What the task asks:
Scan the data. Collect each line that contains the word "this".

Charts and diagrams as code:
# # # #
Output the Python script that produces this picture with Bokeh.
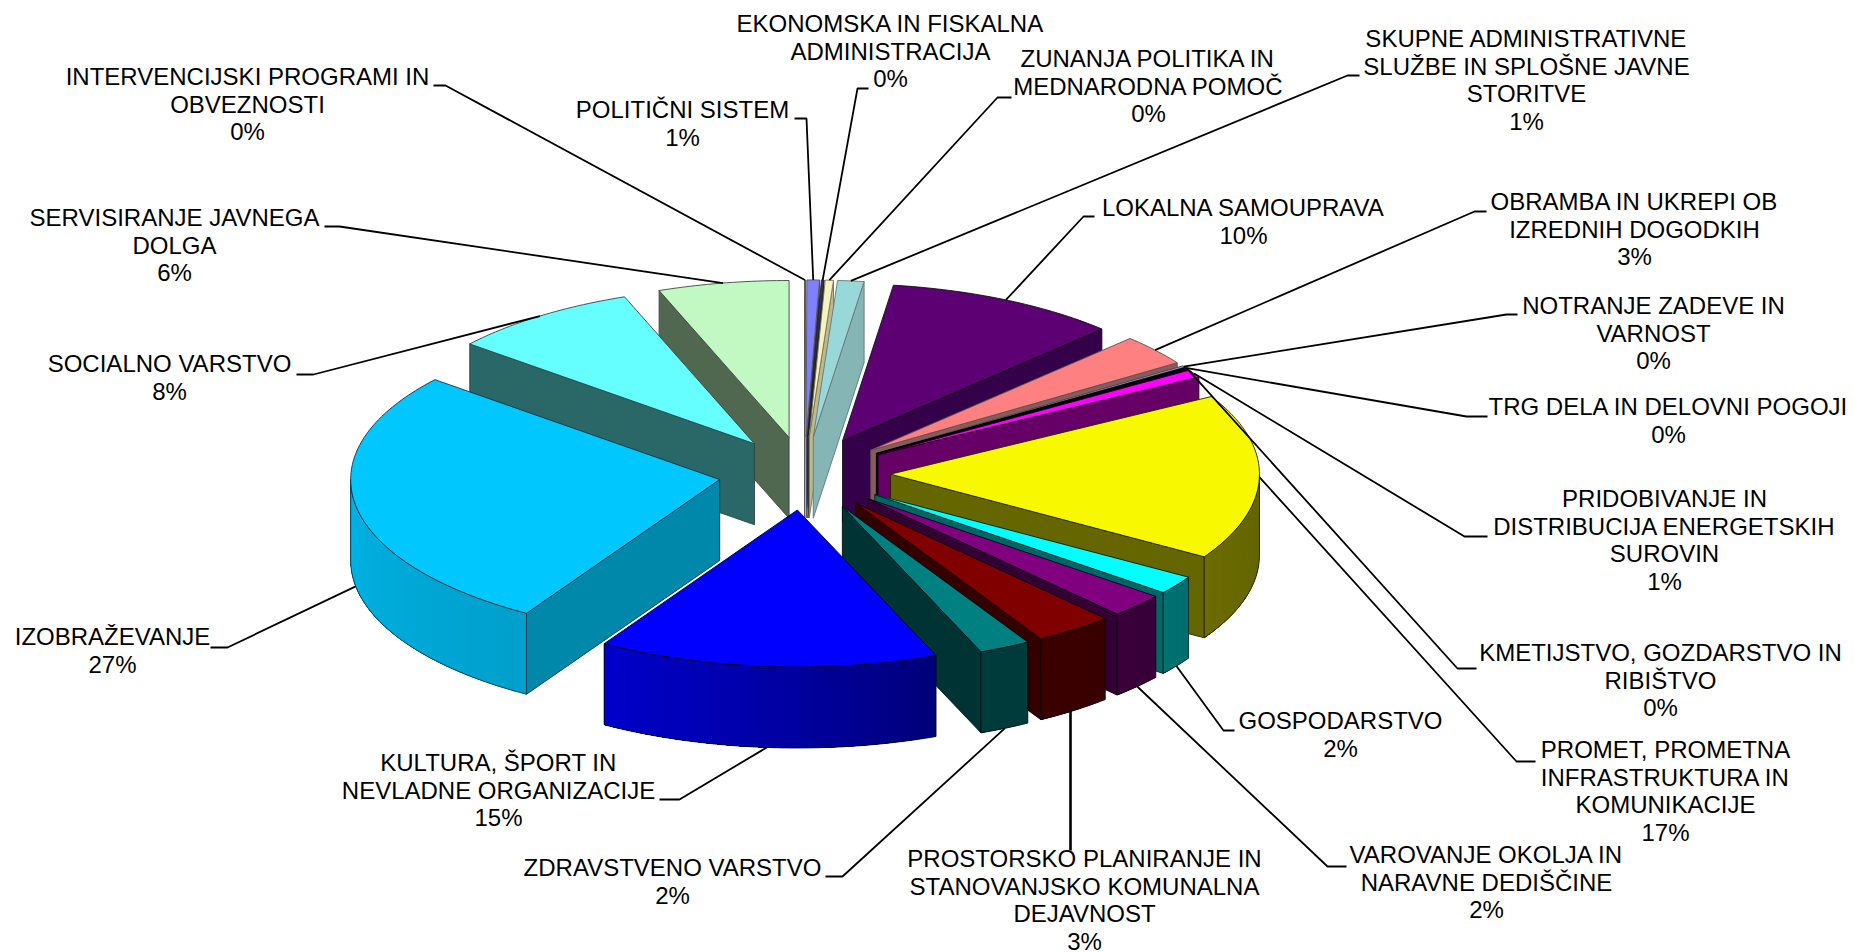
import math
import numpy as np
from bokeh.plotting import figure
from bokeh.models import ColumnDataSource, Range1d
from bokeh.core.properties import value
from bokeh.embed import file_html
from bokeh.resources import INLINE

# ---- data (clockwise from 12 o'clock) -------------------------------------
categories = [
    "INTERVENCIJSKI PROGRAMI IN\nOBVEZNOSTI",
    "POLITIČNI SISTEM",
    "EKONOMSKA IN FISKALNA\nADMINISTRACIJA",
    "ZUNANJA POLITIKA IN\nMEDNARODNA POMOČ",
    "SKUPNE ADMINISTRATIVNE\nSLUŽBE IN SPLOŠNE JAVNE\nSTORITVE",
    "LOKALNA SAMOUPRAVA",
    "OBRAMBA IN UKREPI OB\nIZREDNIH DOGODKIH",
    "NOTRANJE ZADEVE IN\nVARNOST",
    "TRG DELA IN DELOVNI POGOJI",
    "KMETIJSTVO, GOZDARSTVO IN\nRIBIŠTVO",
    "PRIDOBIVANJE IN\nDISTRIBUCIJA ENERGETSKIH\nSUROVIN",
    "PROMET, PROMETNA\nINFRASTRUKTURA IN\nKOMUNIKACIJE",
    "GOSPODARSTVO",
    "VAROVANJE OKOLJA IN\nNARAVNE DEDIŠČINE",
    "PROSTORSKO PLANIRANJE IN\nSTANOVANJSKO KOMUNALNA\nDEJAVNOST",
    "ZDRAVSTVENO VARSTVO",
    "KULTURA, ŠPORT IN\nNEVLADNE ORGANIZACIJE",
    "IZOBRAŽEVANJE",
    "SOCIALNO VARSTVO",
    "SERVISIRANJE JAVNEGA\nDOLGA",
]
values = [0.03, 0.55, 0.11, 0.36, 1.15, 10.2, 3.2, 0.17, 0.11, 0.08, 0.81,
          17.05, 1.9, 2.45, 3.45, 2.25, 14.9, 27.2, 8.3, 5.73]

# ---- styles ---------------------------------------------------------------
top_colors = ["#555566", "#8080FF", "#333366", "#F6F3C0", "#99D8D8", "#5C0073",
              "#FF8080", "#8A90C8", "#101030", "#500050", "#FF00FF", "#F8F800",
              "#00FFFF", "#800080", "#800000", "#008080", "#0000FF", "#00C8FF",
              "#66FFFF", "#C2F8C2"]
cut_colors = ["#333344", "#333366", "#1A1A40", "#BDB98C", "#85B5B5", "#35004A",
              "#8C5A5A", "#50556E", "#000000", "#000000", "#660066", "#666600",
              "#006666", "#330033", "#330000", "#003333", "#000066", "#0088AA",
              "#2A6868", "#506850"]
edge_colors = ["#555555", "#555555", "#222222", "#777755", "#667777", "#111111",
               "#555555", "#444444", "#000000", "#000000", "#220022", "#222200",
               "#002222", "#110011", "#110000", "#001111", "#000022", "#113344",
               "#334444", "#444444"]

# ---- label layout (full-size pixels) --------------------------------------
label_x = [247, 682, 890, 1148, 1526, 1243, 1634, 1653, 1668, 1660, 1664, 1665,
           1340, 1486, 1084, 672, 498, 112, 169, 174]
label_y = [76, 109, 23, 58, 38, 207, 201, 305, 406, 652, 498, 749,
           720, 854, 858, 867, 762, 636, 363, 217]
elbow_x = [(433, 445), (794, 806), (868, 857), (1011, 997), (1359, 1347),
           (1094, 1083), (1486, 1474), (1517, 1506), (1487, 1466), (1476, 1457),
           (1487, 1464), (1535, 1516), (1234, 1223), (1346, 1327), (1070, 1070),
           (825, 842), (659, 679), (210, 227), (296, 313), (324, 339)]
elbow_y = [85, 118, 88, 97, 75, 216, 211, 314, 416, 668, 536, 761,
           730, 866, 850, 876, 799, 647, 374, 226]
LINE_GAP = 27.7
FONT_SIZE = "24px"
FONT = "Liberation Sans"

# ---- pie geometry ---------------------------------------------------------
CX, CY = 804.0, 473.0   # pie centre
RX, RY = 369.0, 157.0   # radii of the projected circle
EXPLODE = 0.233         # explosion as a share of the radius
DEPTH = 81.0            # height of the pie

total = sum(values)
edges = np.concatenate([[0.0], np.cumsum(values)]) / total * 360.0


def shade(hex_color, f):
    r, g, b = (int(hex_color[i:i + 2], 16) for i in (1, 3, 5))
    return "#%02X%02X%02X" % (int(r * f), int(g * f), int(b * f))


def arc_point(ax, ay, t):
    a = math.radians(t)
    return ax + RX * math.sin(a), ay - RY * math.cos(a)


def apex(tm):
    a = math.radians(tm)
    return CX + EXPLODE * RX * math.sin(a), CY - EXPLODE * RY * math.cos(a)


polys = dict(xs=[], ys=[], fill=[], line=[], width=[], falpha=[], lalpha=[])


def add(xs, ys, fill, line, width=0.9, falpha=1.0, lalpha=1.0):
    polys["xs"].append(list(xs))
    polys["ys"].append(list(ys))
    polys["fill"].append(fill)
    polys["line"].append(line)
    polys["width"].append(width)
    polys["falpha"].append(falpha)
    polys["lalpha"].append(lalpha)


mids = (edges[:-1] + edges[1:]) / 2
order = sorted(range(len(values)), key=lambda i: -math.cos(math.radians(mids[i])) )

for i in order:
    ts, te, tm = edges[i], edges[i + 1], mids[i]
    ax, ay = apex(tm)
    top, cut, edge = top_colors[i], cut_colors[i], edge_colors[i]

    # radial cut face that looks at the viewer
    face_t = te if te < 180 else (ts if ts > 180 else None)
    if face_t is not None:
        ex, ey = arc_point(ax, ay, face_t)
        add([ax, ex, ex, ax], [ay, ey, ey + DEPTH, ay + DEPTH], cut, edge)

    # outer wall, shaded around the rim: overlapping unstroked bands, so no seams show
    w0, w1 = max(ts, 90.0), min(te, 270.0)
    if w1 > w0:
        steps = np.linspace(w0, w1, max(2, int((w1 - w0) / 2.0) + 2))
        for j, (a, b) in enumerate(zip(steps[:-1], steps[1:])):
            f = float(np.interp((a + b) / 2, [90, 157, 184, 212, 270],
                                [0.40, 0.47, 0.65, 0.80, 0.90]))
            col = shade(top, f)
            ang = np.linspace(w0 if j == 0 else a, w1, max(2, int(w1 - a) + 2))
            band = [arc_point(ax, ay, t) for t in ang]
            xs = [q[0] for q in band]
            ys = [q[1] for q in band]
            add(xs + xs[::-1], ys + [y + DEPTH for y in ys[::-1]], col, col, 0.0, 1.0, 0.0)
        ring = [arc_point(ax, ay, t) for t in np.linspace(w0, w1, max(2, int(w1 - w0) + 2))]
        xs = [q[0] for q in ring]
        ys = [q[1] for q in ring]
        add(xs + xs[::-1], ys + [y + DEPTH for y in ys[::-1]], top, edge, 0.9, 0.0)

    # top face
    arc = [arc_point(ax, ay, t) for t in np.linspace(ts, te, max(2, int(te - ts) + 2))]
    add([ax] + [q[0] for q in arc], [ay] + [q[1] for q in arc], top, edge)

# ---- figure ---------------------------------------------------------------
p = figure(width=1854, height=952, x_range=Range1d(0, 1854), y_range=Range1d(952, 0),
           output_backend="svg", toolbar_location=None, min_border=0,
           x_axis_location=None, y_axis_location=None, outline_line_color=None,
           background_fill_color="white", border_fill_color="white")
p.grid.visible = False

p.patches("xs", "ys", source=ColumnDataSource(polys), fill_color="fill", fill_alpha="falpha",
          line_color="line", line_alpha="lalpha", line_width="width", line_join="round")

# ---- leader lines ---------------------------------------------------------
lx, ly, lw = [], [], []
for i, tm in enumerate(mids):
    ax, ay = apex(tm)
    ex, ey = arc_point(ax, ay, tm)
    if math.cos(math.radians(tm)) < -0.05:
        ey += DEPTH
    (x0, x1), y0 = elbow_x[i], elbow_y[i]
    if x0 == x1:
        ex = x1
    lx.append([x0, x1, ex])
    ly.append([y0, y0, ey])
    lw.append(2.6 if x0 == x1 else 1.8)
p.multi_line(lx, ly, line_color="black", line_width=lw)

# ---- labels ---------------------------------------------------------------
tx, ty, tt = [], [], []
for i, (name, val) in enumerate(zip(categories, values)):
    lines = name.split("\n") + ["%d%%" % round(val)]
    for k, line in enumerate(lines):
        tx.append(label_x[i])
        ty.append(label_y[i] + k * LINE_GAP)
        tt.append(line)
p.text(tx, ty, text=tt, text_font=value(FONT), text_font_size=FONT_SIZE, text_color="black",
       text_align="center", text_baseline="middle")

open("out.html", "w").write(file_html(p, INLINE))
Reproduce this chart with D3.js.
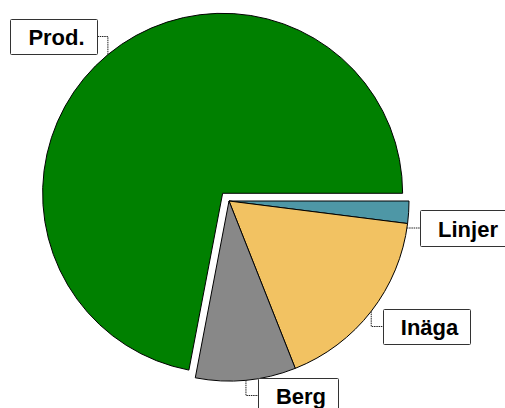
# # # #
Task output:
Output the Python script that produces this picture with Bokeh.
Reproduce this chart with D3.js.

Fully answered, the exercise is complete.